While concurring in the result reached in this case, I do not indorse all that is said in the opinion of Mr. Justice RICE. My views as to what is necessary to constitute an estoppel in pais were expressed in Westbrook v. Guderian, 3 Tex. Civ. App. 406, 22 S.W. 59, and they have undergone no change. As to Mr. Atkinson's authority to so act for the improvement company as to estop that corporation, I think the proof was sufficient. He was its secretary, treasurer, and general manager, and testified that he managed all its business, including the payment of taxes; and while, by force of statutory law, he could not, acting alone, execute a deed that would bind the corporation, he was in other respects the corporation's alter ego or other self and authorized to act and speak for it. However, I do not think the question of estoppel is in the case. When Street, the government's attorney, interviewed Atkinson concerning the ownership of the land, he did not do so as an intending purchaser at a future tax sale; and there was nothing to indicate that he was eliciting information for the purpose of transmitting it to others, or that Atkinson intended that such information should be so transmitted. In fact, Street did not become a purchaser at the tax sale, and therefore no estoppel could be asserted as to him; and, for the reasons just stated, as well as for other reasons, no estoppel can be based upon Atkinson's representations to Street.

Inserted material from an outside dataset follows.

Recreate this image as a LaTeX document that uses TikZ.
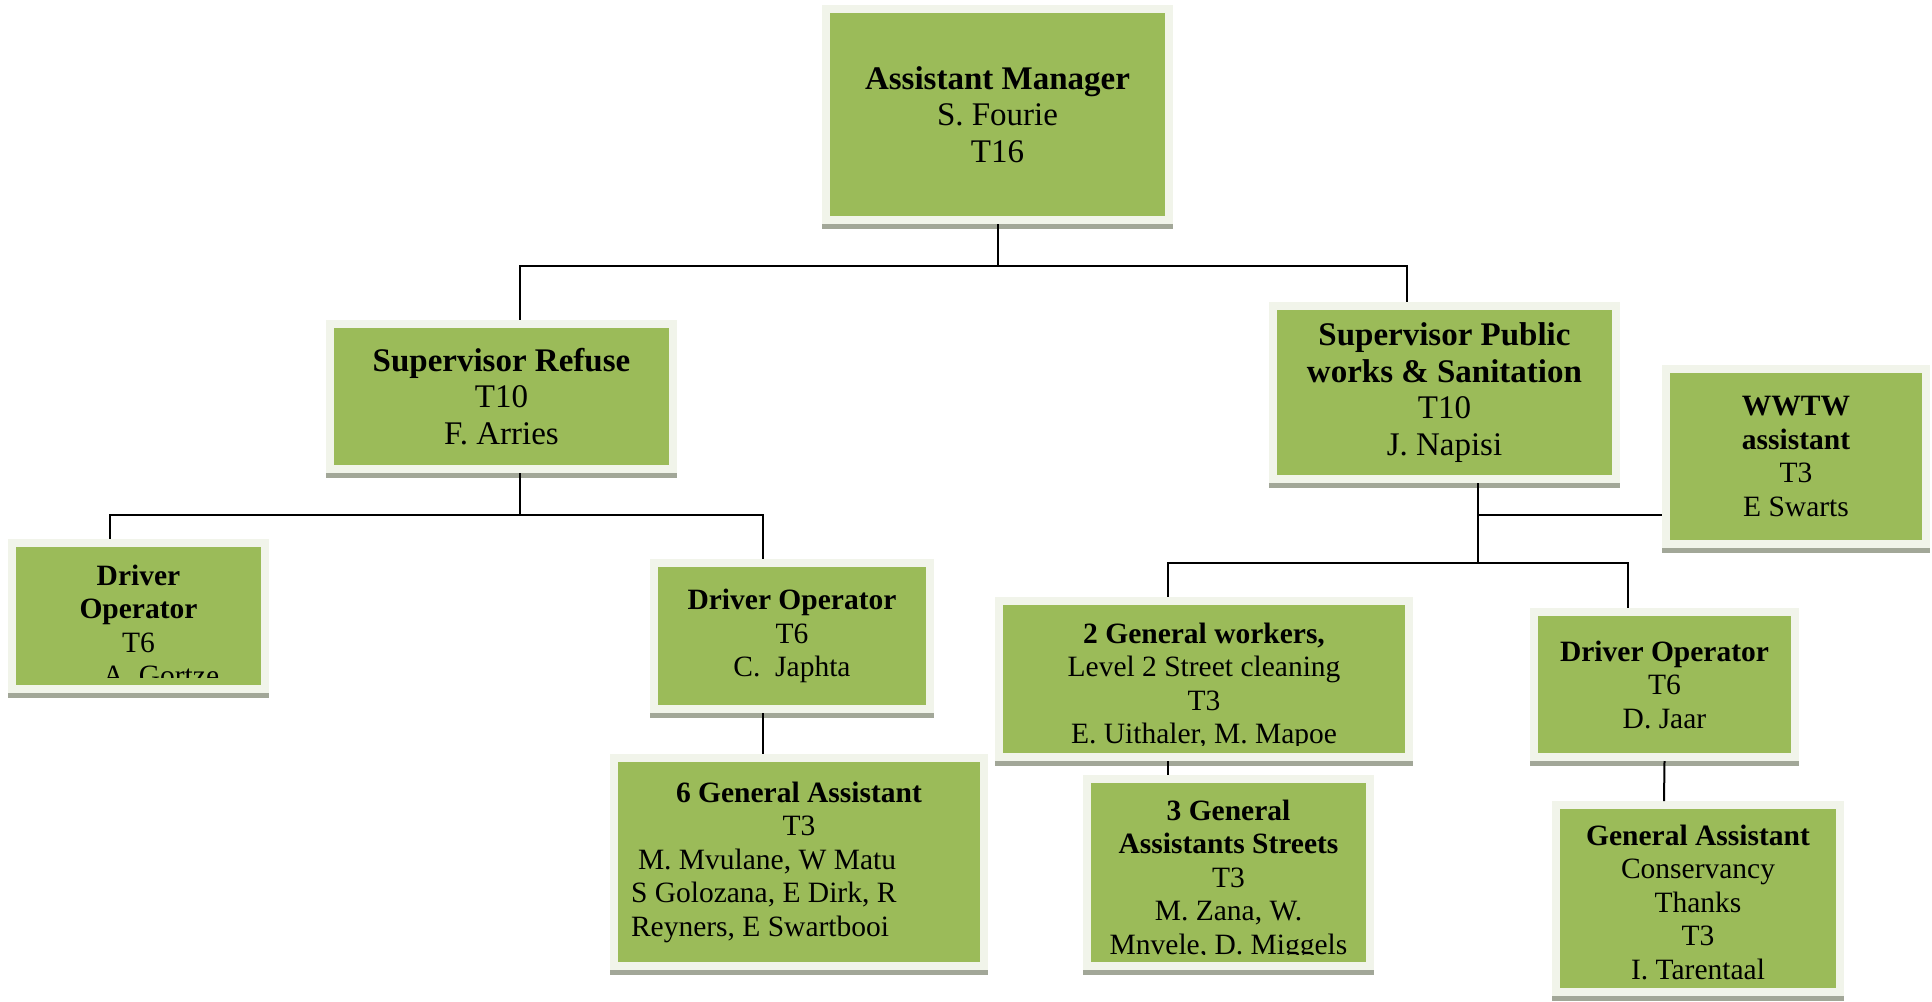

Furthermore, it is difficult, if not impossible, to see how the question of estoppel could arise as to the validity of the tax title. The proceedings which resulted in the tax sale seem to have been regular; and the deed made by the sheriff in pursuance thereof vested title in the purchaser, unless it be shown that, at the time the suit was instituted, Street, the officer who represented the state and made the affidavit of unknown ownership, either knew, or by the exercise of reasonable diligence could have known, that the improvement company was the owner of the property. If he had such knowledge or failed to exercise such diligence the tax title is void; but if he did not have such knowledge and exercised proper diligence in that regard, then that title is valid, although the facts which show the exercise of proper diligence may not be sufficient to constitute an estoppel.
Those issues should have been submitted to the jury, and their answers thereto would have settled the question of title. The fact that the deed records of the county show an apparent title in the corporation is not conclusive evidence as to Street's knowledge of ownership, because the corporation could have parted with its title without the evidence thereof having been placed of record; and if, in the exercise of proper care and diligence, Street concluded it had done so, and if, after exercising like care and diligence, he could not ascertain who was the real owner, then the ownership was unknown to him, and the tax title is valid.